Na Aleve LegalTech Ventures, quando um fundador exige NDA logo no início, perguntamos: “Por quê? Quais dados você quer proteger exatamente?” Se for algo sensível, reservamos para depois; se for algo de mercado ou problema a ser resolvido, conversamos sem formalismos que travem a comunicação. Não assinamos NDAs que limitam nossa liberdade de explorar oportunidades ou nos deixam expostos a demandas judiciais infundadas. Mas trabalhamos com ética, sigilo e profissionalismo.
Se você é advogado que atua com startups ou negócios de inovação, meu convite é para que reflita: quantas oportunidades seu cliente perdeu porque você vetou uma reunião ou adiou tudo esperando um NDA? Pergunte-se: seu cliente ficaria mais seguro se mantendo paralisado ou agindo de forma ágil? Exerça a empatia: fundadores têm prazos e precisam de validação rápida, então intervenções legais devem acompanhar esse ritmo.

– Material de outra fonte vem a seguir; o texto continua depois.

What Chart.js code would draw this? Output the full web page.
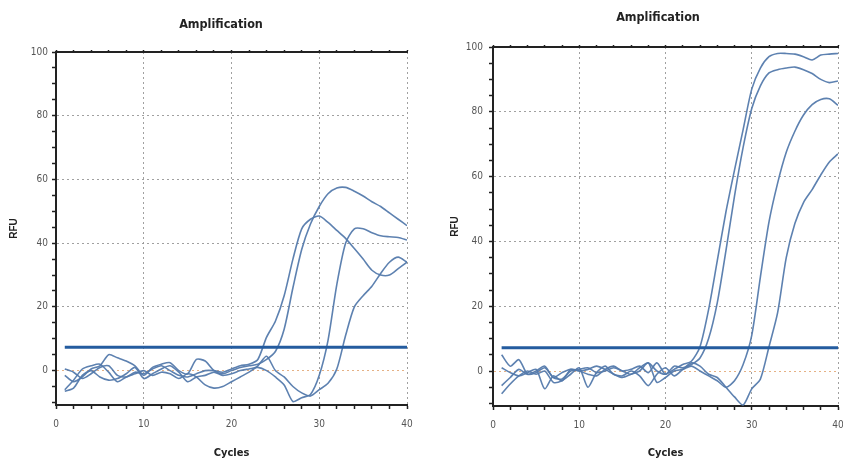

NDAs são importantes, sim, em contextos certos. Mas quando viram muletas, prisões ou desculpas para não negociar, estão deixando de cumprir seu papel. Advogados têm que estar à mesa para negociar, permitir e inclusive correr riscos, quando o negócio vale. Se eles continuarem a exigir segurança total em todas as circunstâncias, os verdadeiros empreendedores vão procurar quem esteja disposto a correr com eles. E talvez, nesse movimento, quem for inflexível fica fora do jogo. Afinal: no mundo real dos negócios, quem ousa é quem avança.